▶ Prompt: Where a line holds the string "this", return that line.

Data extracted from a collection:
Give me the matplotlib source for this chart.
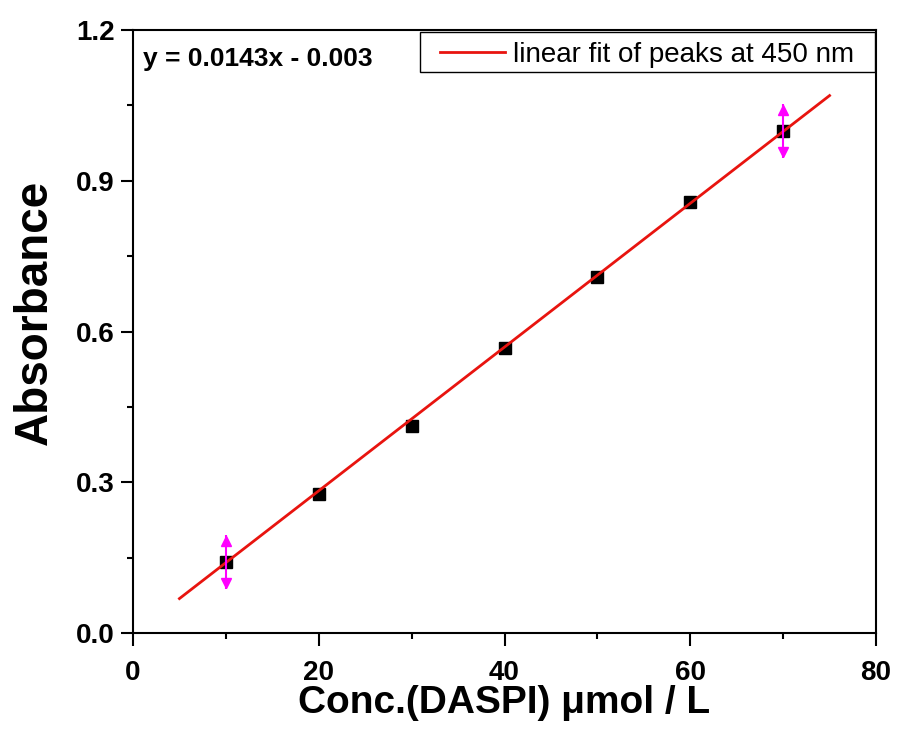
import numpy as np
import matplotlib
matplotlib.use("Agg")
import matplotlib.pyplot as plt
from matplotlib.patches import Rectangle
from matplotlib.ticker import MultipleLocator

plt.rcParams['font.family'] = ['Liberation Sans', 'DejaVu Sans']

# Calibration data: DASPI concentration vs absorbance at 450 nm
conc = [10, 20, 30, 40, 50, 60, 70]
absorbance = [0.141, 0.277, 0.412, 0.567, 0.708, 0.858, 0.999]
abs_err = [0.054, 0, 0, 0, 0, 0, 0.054]

# Linear fit parameters and range
slope = 0.0143
intercept = -0.003
fit_range = [5, 75]

x_ticks = [0, 20, 40, 60, 80]
y_ticks = [0.0, 0.3, 0.6, 0.9, 1.2]

fig = plt.figure(figsize=(8.97, 7.35), dpi=100)
ax = fig.add_axes([133 / 897, 1 - 633 / 735, (876 - 133) / 897, (633 - 30) / 735])

xf = np.linspace(fit_range[0], fit_range[1], 200)
ax.plot(xf, slope * xf + intercept, color='#e8140f', lw=2.0, zorder=3,
        label='linear fit of peaks at 450 nm')

ax.plot(conc, absorbance, 's', color='black', ms=9, zorder=2)

# error bars with arrow-style caps
x_e = np.array(conc, dtype=float)
y_e = np.array(absorbance)
e = np.array(abs_err)
m = e > 0
ax.vlines(x_e[m], y_e[m] - e[m], y_e[m] + e[m], color='#ff00ff', lw=1.5, zorder=4)
ax.plot(x_e[m], y_e[m] + e[m] - 0.012, '^', color='#ff00ff', ms=6.5, zorder=4)
ax.plot(x_e[m], y_e[m] - e[m] + 0.012, 'v', color='#ff00ff', ms=6.5, zorder=4)

ax.set_xlim(0, 80)
ax.set_ylim(0, 1.2)
ax.set_xticks(x_ticks)
ax.set_yticks(y_ticks)
ax.set_xticklabels([str(t) for t in x_ticks])
ax.set_yticklabels([f"{t:.1f}" for t in y_ticks])
ax.xaxis.set_minor_locator(MultipleLocator(10))
ax.yaxis.set_minor_locator(MultipleLocator(0.15))
ax.tick_params(which='major', direction='out', length=9, width=1.5, top=False, right=False)
ax.tick_params(which='minor', direction='out', length=4.5, width=1.5, top=False, right=False)
ax.tick_params(axis='x', which='major', pad=10.5)
ax.tick_params(axis='y', which='major', pad=4)
for lab in ax.get_xticklabels() + ax.get_yticklabels():
    lab.set_fontsize(20)
    lab.set_fontweight('bold')
for s in ax.spines.values():
    s.set_linewidth(1.5)

ax.set_xlabel('Conc.(DASPI) μmol / L', fontsize=28, fontweight='bold', labelpad=-1)
ax.set_ylabel('Absorbance', fontsize=33, fontweight='bold')
ax.yaxis.set_label_coords(-0.102, 0.532)

ax.text(0.013, 0.952, 'y = 0.0143x - 0.003', transform=ax.transAxes,
        fontsize=19, fontweight='bold', va='center', ha='left')

# legend with a wide rectangular frame
leg = ax.legend(loc='center left', bbox_to_anchor=(0.4132, 0.959), fontsize=20,
                frameon=False, borderaxespad=0, borderpad=0,
                handlelength=2.34, handletextpad=0.29)
ax.add_patch(Rectangle((0.3863, 0.9303), 0.6124, 0.0663, transform=ax.transAxes,
                       fill=True, facecolor='white', edgecolor='black', lw=1.0,
                       zorder=5, clip_on=False))
leg.set_zorder(6)

fig.savefig('out.png', dpi=100)
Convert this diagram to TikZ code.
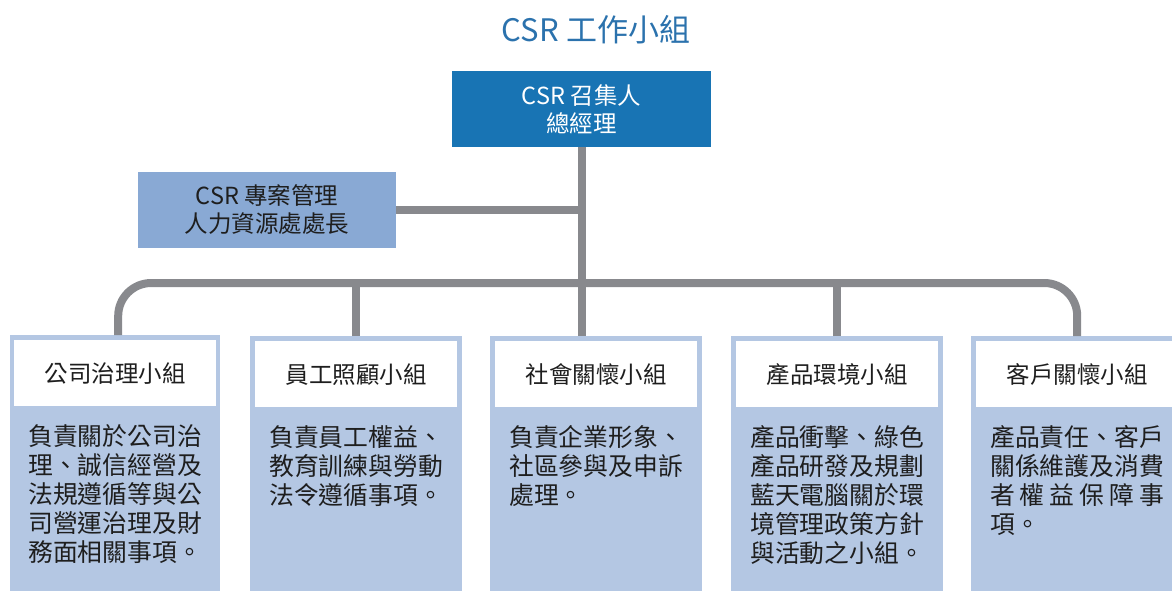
\documentclass[tikz,border=0pt]{standalone}
\usepackage{fontspec}
\setmainfont{Noto Sans CJK TC}
\definecolor{titleblue}{HTML}{2B72AD}
\definecolor{topblue}{HTML}{1874B4}
\definecolor{pmblue}{HTML}{89A9D4}
\definecolor{grpblue}{HTML}{B4C7E3}
\definecolor{linegray}{HTML}{88898D}
\definecolor{txt}{HTML}{1E1E1E}
\begin{document}
\begin{tikzpicture}[x=1pt,y=-1pt,
  conn/.style={draw=linegray,line width=8pt},
  grp/.style={fill=grpblue,draw=none,minimum width=212pt,minimum height=260pt,anchor=north west,inner sep=0pt},
  hdr/.style={fill=white,draw=none,minimum width=202pt,minimum height=66pt,anchor=north,inner sep=0pt,
    font=\fontsize{23.5}{28}\selectfont,text=txt},
  body/.style={anchor=north west,inner sep=0pt,text width=7em,align=left,
    font=\fontsize{24.8}{29}\selectfont,text=txt},
  boss/.style={fill=topblue,text=white,minimum width=259pt,minimum height=76pt,inner sep=0pt,align=center,
    font=\fontsize{23.5}{28}\selectfont},
  pmbox/.style={fill=pmblue,text=txt,minimum width=258pt,minimum height=76pt,inner sep=0pt,align=center,
    font=\fontsize{23.5}{28}\selectfont}]
\useasboundingbox (0,0) rectangle (1172,590);
\clip (0,0) rectangle (1172,590);

\node[text=titleblue,font=\fontsize{31}{36}\selectfont] (title) at (596,30) {CSR 工作小組};

\node[boss] (top) at (581.5,109) {CSR 召集人\\總經理};
\node[pmbox] (pm) at (267,210) {CSR 專案管理\\人力資源處處長};

\node[grp,minimum width=210pt] (g1) at (10,335) {};
\node[grp] (g2) at (250,336) {};
\node[grp] (g3) at (490,336) {};
\node[grp] (g4) at (731,336) {};
\node[grp] (g5) at (971,336) {};

\node[hdr] (h1) at ([yshift=-5pt]g1.north) {公司治理小組};
\node[hdr] (h2) at ([yshift=-5pt]g2.north) {員工照顧小組};
\node[hdr] (h3) at ([yshift=-5pt]g3.north) {社會關懷小組};
\node[hdr] (h4) at ([yshift=-5pt]g4.north) {產品環境小組};
\node[hdr] (h5) at ([yshift=-5pt]g5.north) {客戶關懷小組};

\node[body] (b1) at ([xshift=18pt,yshift=-89pt]g1.north west) {負責關於公司治\\理、誠信經營及\\法規遵循等與公\\司營運治理及財\\務面相關事項。};
\node[body] (b2) at ([xshift=19pt,yshift=-89pt]g2.north west) {負責員工權益、\\教育訓練與勞動\\法令遵循事項。};
\node[body] (b3) at ([xshift=19pt,yshift=-89pt]g3.north west) {負責企業形象、\\社區參與及申訴\\處理。};
\node[body] (b4) at ([xshift=19pt,yshift=-89pt]g4.north west) {產品衝擊、綠色\\產品研發及規劃\\藍天電腦關於環\\境管理政策方針\\與活動之小組。};
\node[body] (b5) at ([xshift=19pt,yshift=-89pt]g5.north west) {產品責任、客戶\\關係維護及消費\\\leavevmode\hbox to 7em{者\hfil 權\hfil 益\hfil 保\hfil 障\hfil 事}\\項。};

\coordinate (bus) at (581,283);
\draw[conn] (top.south) -- (top.south |- g3.north);
\draw[conn] (pm.east) -- (pm.east -| top.south);
\draw[conn,rounded corners=33pt] ([xshift=3pt]g1.north) |- (bus) -| (g5.north);
\draw[conn] (g2.north) -- (g2.north |- bus);
\draw[conn] (g4.north) -- (g4.north |- bus);
\end{tikzpicture}
\end{document}
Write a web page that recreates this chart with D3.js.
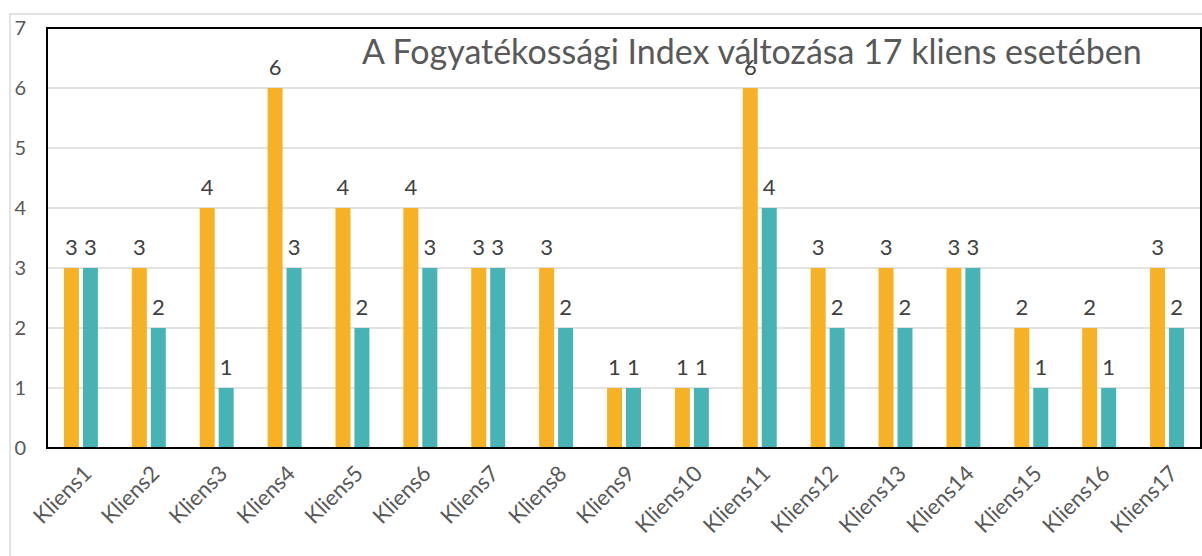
<!DOCTYPE html>
<html>
<head>
<meta charset="utf-8">
<script src="https://cdn.jsdelivr.net/npm/d3@7"></script>
<style>
  body { margin: 0; background: #fff; }
  svg text { font-family: Lato, "Open Sans", sans-serif; }
</style>
</head>
<body>
<div id="chart"></div>
<script>
// data
var categories = ["Kliens1","Kliens2","Kliens3","Kliens4","Kliens5","Kliens6","Kliens7","Kliens8","Kliens9",
  "Kliens10","Kliens11","Kliens12","Kliens13","Kliens14","Kliens15","Kliens16","Kliens17"];
var seriesNames = ["elotte", "utana"];
var before = [3,3,4,6,4,4,3,3,1,1,6,3,3,3,2,2,3];
var after  = [3,2,1,3,2,3,3,2,1,1,4,2,2,3,1,1,2];
var yTicks = [0,1,2,3,4,5,6,7];
var title = "A Fogyatékossági Index változása 17 kliens esetében";

var W = 1202, H = 556;
var M = {t: 28, r: 1, b: 108, l: 47};
var colors = {elotte: "#F6B126", utana: "#47B3B5"};

var svg = d3.select("#chart").append("svg")
  .attr("width", W).attr("height", H);

// outer frame (light)
svg.append("path")
  .attr("d", "M10," + H + "V14H" + W)
  .attr("fill", "none").attr("stroke", "#d9d9d9").attr("stroke-width", 1.5);

var x = d3.scaleBand()
  .domain(categories)
  .range([M.l, W - M.r])
  .paddingInner(0.5)
  .paddingOuter(0.25);

var xs = d3.scaleBand()
  .domain(seriesNames)
  .range([0, x.bandwidth()])
  .paddingInner(0.21);

var y = d3.scaleLinear()
  .domain([0, 7])
  .range([H - M.b, M.t]);

// gridlines
svg.append("g")
  .selectAll("line").data(yTicks.slice(1, -1)).enter().append("line")
  .attr("x1", M.l).attr("x2", W - M.r)
  .attr("y1", function(d) { return y(d); })
  .attr("y2", function(d) { return y(d); })
  .attr("stroke", "#d9d9d9").attr("stroke-width", 1.5);

// y axis labels
var axisY = d3.axisLeft(y).tickValues(yTicks).tickSize(0).tickFormat(d3.format("d"));
var gy = svg.append("g")
  .attr("transform", "translate(26,0)")
  .call(axisY);
gy.select(".domain").remove();
gy.selectAll("text")
  .attr("x", 0).attr("dy", "0.32em")
  .style("font-size", "20px").attr("fill", "#595959")
  .style("font-family", "Lato, sans-serif");

var rows = categories.map(function(c, i) {
  return {cat: c, vals: [{s: "elotte", v: before[i]}, {s: "utana", v: after[i]}]};
});

var groups = svg.append("g").selectAll("g").data(rows).enter().append("g")
  .attr("transform", function(d) { return "translate(" + x(d.cat) + ",0)"; });

groups.selectAll("rect").data(function(d) { return d.vals; }).enter().append("rect")
  .attr("x", function(d) { return xs(d.s); })
  .attr("width", xs.bandwidth())
  .attr("y", function(d) { return y(d.v); })
  .attr("height", function(d) { return y(0) - y(d.v); })
  .attr("fill", function(d) { return colors[d.s]; });

groups.selectAll("text").data(function(d) { return d.vals; }).enter().append("text")
  .attr("x", function(d) { return xs(d.s) + xs.bandwidth() / 2; })
  .attr("y", function(d) { return y(d.v) - 13; })
  .attr("text-anchor", "middle")
  .style("font-size", "22px")
  .attr("fill", "#404040")
  .text(function(d) { return d.v; });

// plot frame
svg.append("rect")
  .attr("x", M.l).attr("y", M.t)
  .attr("width", W - M.r - M.l).attr("height", y(0) - M.t)
  .attr("fill", "none").attr("stroke", "#000").attr("stroke-width", 2);

// x labels
var axisX = d3.axisBottom(x).tickSize(0);
var gx = svg.append("g")
  .attr("transform", "translate(0," + y(0) + ")")
  .call(axisX);
gx.select(".domain").remove();
gx.selectAll("text")
  .attr("y", 0).attr("dy", 0)
  .attr("transform", "translate(12,27) rotate(-45)")
  .style("text-anchor", "end")
  .style("font-size", "22px")
  .style("font-family", "Lato, sans-serif")
  .attr("fill", "#595959");

// title
svg.append("text")
  .attr("x", 362).attr("y", 64)
  .style("font-size", "34px")
  .attr("fill", "#595959")
  .text(title);
</script>
</body>
</html>
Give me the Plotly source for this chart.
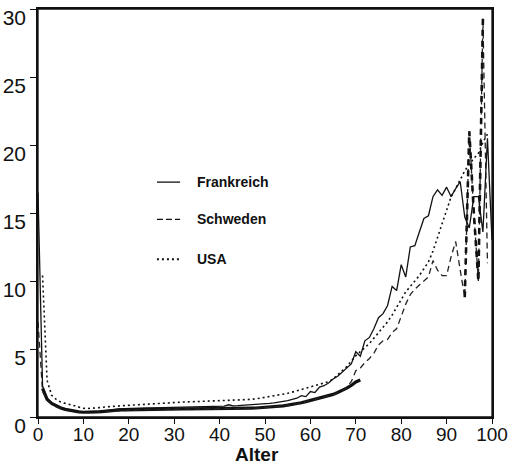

▶ Exercise result:
Give me the matplotlib source for this chart.
Convert this diagram to TikZ code.
Write a web page that recreates this chart with D3.js.
Give me the Plotly source for this chart.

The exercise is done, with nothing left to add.